印象に残るくだりを引く。**お浪はあたかも人なき深山の谷川辺に行暮れたような心持になって悲し気に空の方を仰いで見ると、一天拭うが如く鏡の如き十三夜の月は丁度自分の頭の上に万里の清光を漲らせている。お浪は実(げ)に今宵ほど立派に晴れ渡って夜の大空をかくまで限りもなく広々と打仰ぐ機会はなかったに相違ない。玲朧(れいろう)たる月の世界や、烟にような天河の他に、ありとあらゆる天体は、尽く爛々たる怪光を放って、蒼穹(そら)の上に浮かんでいるのである。**(165、166頁) 

かつての東京にはこんな夜があったのだ。その空を仰ぎながら主人公のお浪は自身の境遇を思う。
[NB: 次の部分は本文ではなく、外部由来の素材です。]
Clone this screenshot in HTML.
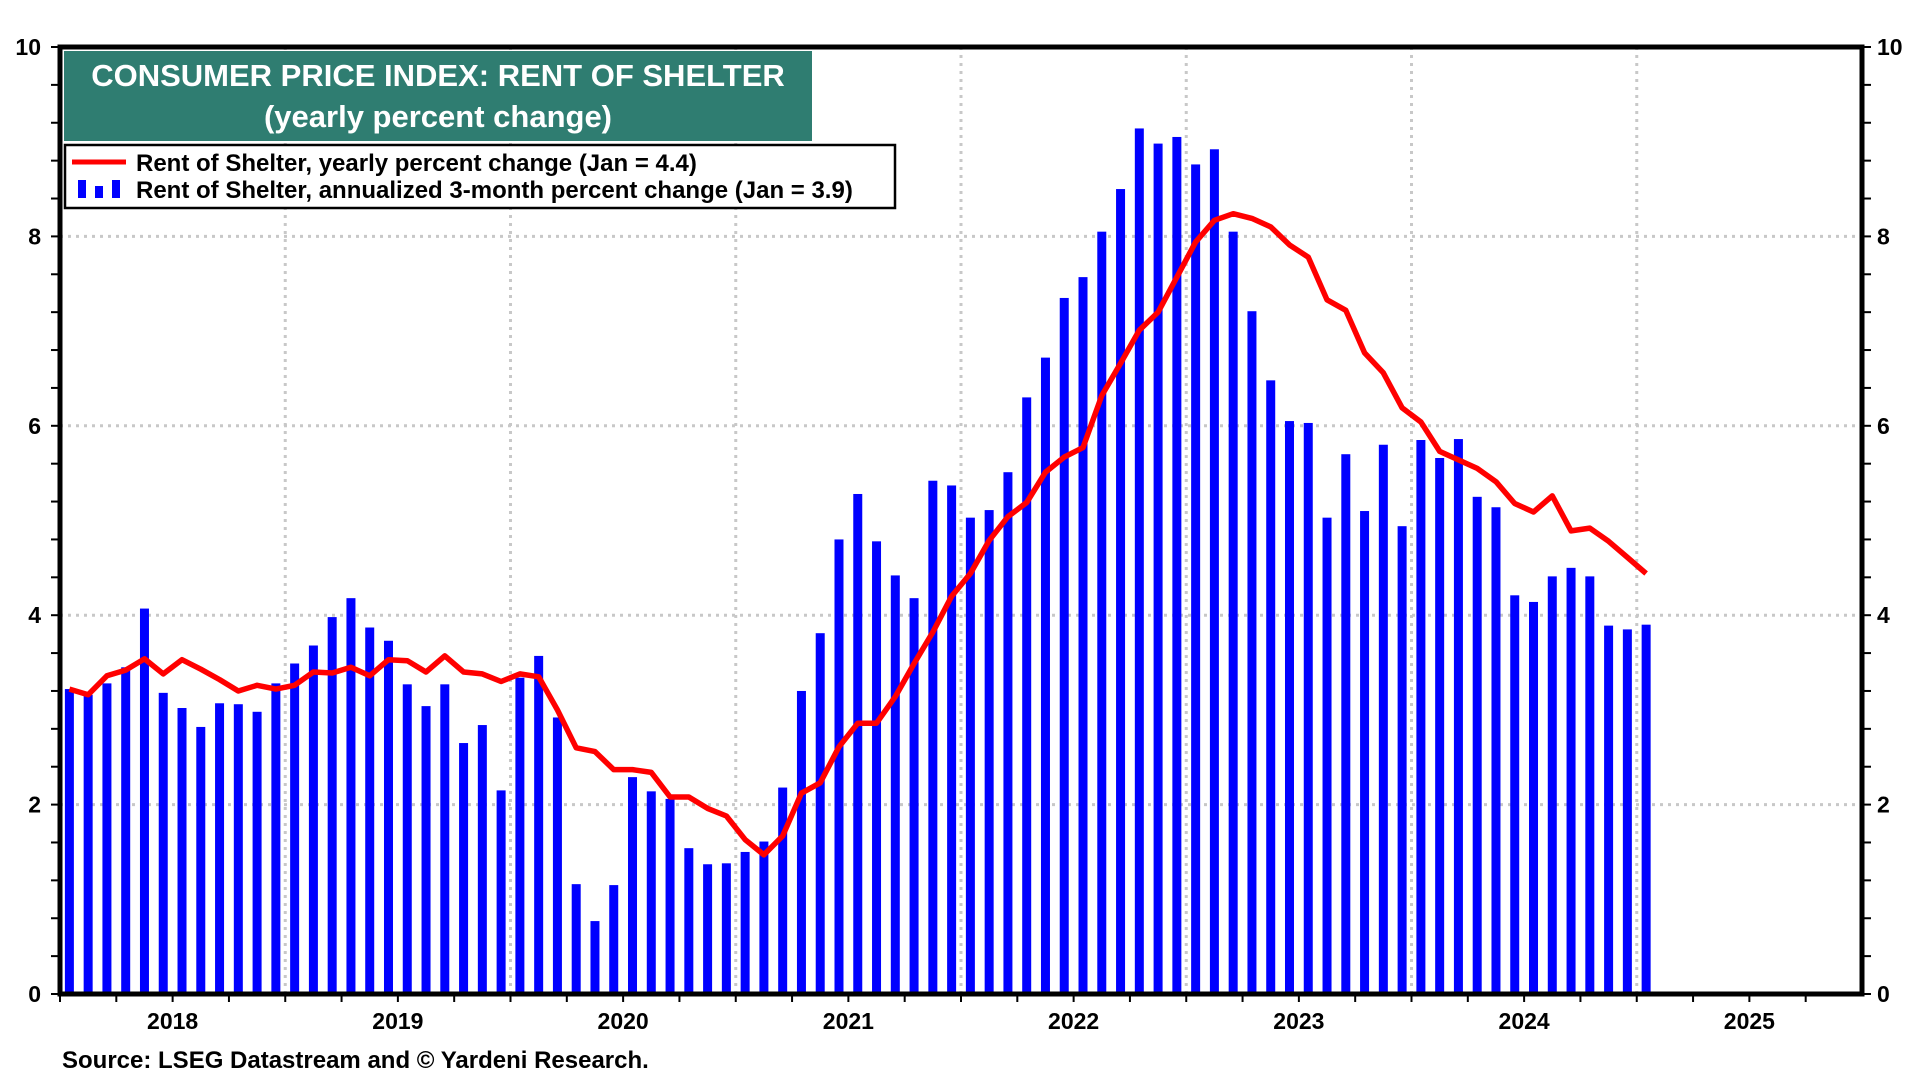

引用を続ける。

**しかし今この無窮なる空の有様を打仰ぎながら、なおも心の中に動いている長い過去の生活に接触すると、つくづく広い天地の間に、身一(みひとつ)の心細さを感ずると同時に、今日が日まで唯だ幻(うつつ)のように送って来た生活の夢から全く目が覚めたような心持がするのである。世に立つべき力なく思慮というものなき女の身一ッで、能く今日が日まで両親(ふたおや)と娘(*)に対して、重い責任を背負って来る事が出来たものだ。殆ど夢が夢中で何かしら自分の尽くすべきだけの事を尽くしていたなら、やがて知らず知らず人間最後の大い幸福(さいわい)の目的に達し得られるように思っていたが、吁、この世の中は決してそういうものではなかったろう。**(166,167頁)

* 筆者注:奉公先での不幸な出来事で身ごもってしまい、主人の妾に。この時まだ十代後半。波乱の人生が続く・・・。

23歳にしてこの境地を描いてしまう永井荷風。江藤 淳が『夏目漱石』を発表したのが22歳のときだったことに驚くが、永井荷風がこの『夢の女』を23歳で発表したということにも驚く。

後世に名を残す人はやはり才能がある、ということだ。